Dentro de poco celebraremos el sacramento de la Confirmación. El
Espíritu Santo descenderá sobre los candidatos; ellos serán «sellados» con el
don del Espíritu y enviados para ser testigos de Cristo. ¿Qué significa recibir
la «sello» del Espíritu Santo? Significa ser marcados indeleblemente,
inalterablemente cambiados, significa ser nuevas criaturas. Para los que han
recibido este don, ya nada puede ser lo mismo. Estar «bautizados» en el Espíritu
significa estar enardecidos por el amor de Dios. Haber «bebido» del Espíritu (cf.
1 Co 12,13) significa haber sido refrescados por la belleza del designio
de Dios para nosotros y para el mundo, y llegar a ser nosotros mismos una fuente
de frescor para los otros. Ser «sellados con el Espíritu» significa además no
tener miedo de defender a Cristo, dejando que la verdad del Evangelio impregne
nuestro modo de ver, pensar y actuar, mientras trabajamos por el triunfo de la
civilización del amor.
Al elevar nuestra oración por los confirmandos, pedimos también que la
fuerza del Espíritu Santo reavive la gracia de la Confirmación de cada uno de
nosotros. Que el Espíritu derrame sus dones abundantemente sobre todos los
presentes, sobre la ciudad de Sydney, sobre esta tierra de Australia y sobre
todas sus gentes. Que cada uno de nosotros sea renovado en el espíritu de
sabiduría e inteligencia, el espíritu de consejo y fortaleza, espíritu de
ciencia y piedad, espíritu de admiración y santo temor de Dios.

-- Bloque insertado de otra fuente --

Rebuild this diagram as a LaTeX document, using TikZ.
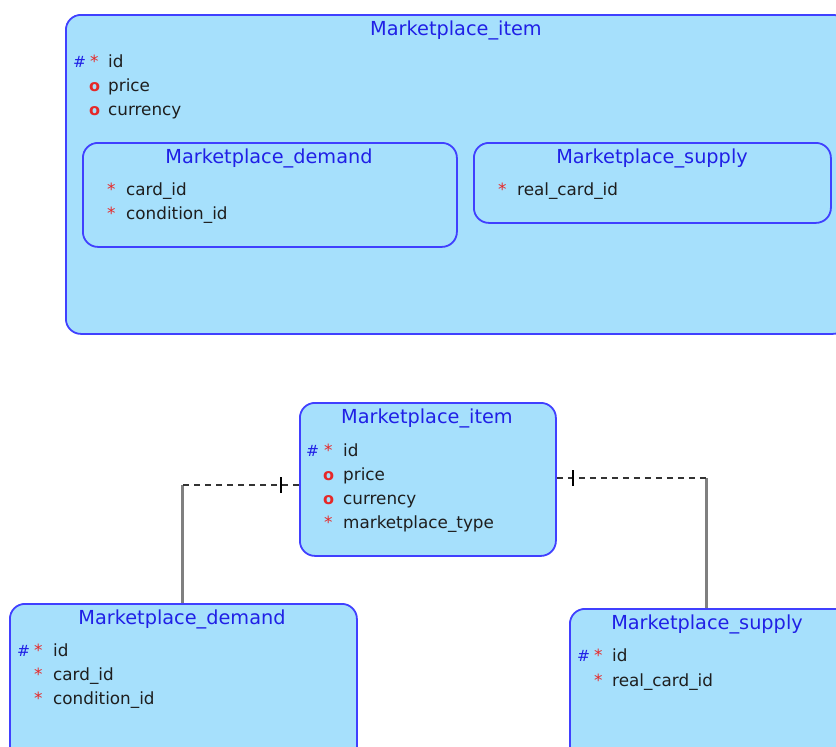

Que por la amorosa intercesión de María, Madre de la Iglesia, esta
XXIII Jornada Mundial de la Juventud sea vivida como un nuevo cenáculo, de forma
que todos nosotros, enardecidos con el fuego del amor del Espíritu Santo,
continuemos proclamando al Señor resucitado y atrayendo a cada corazón hacia Él.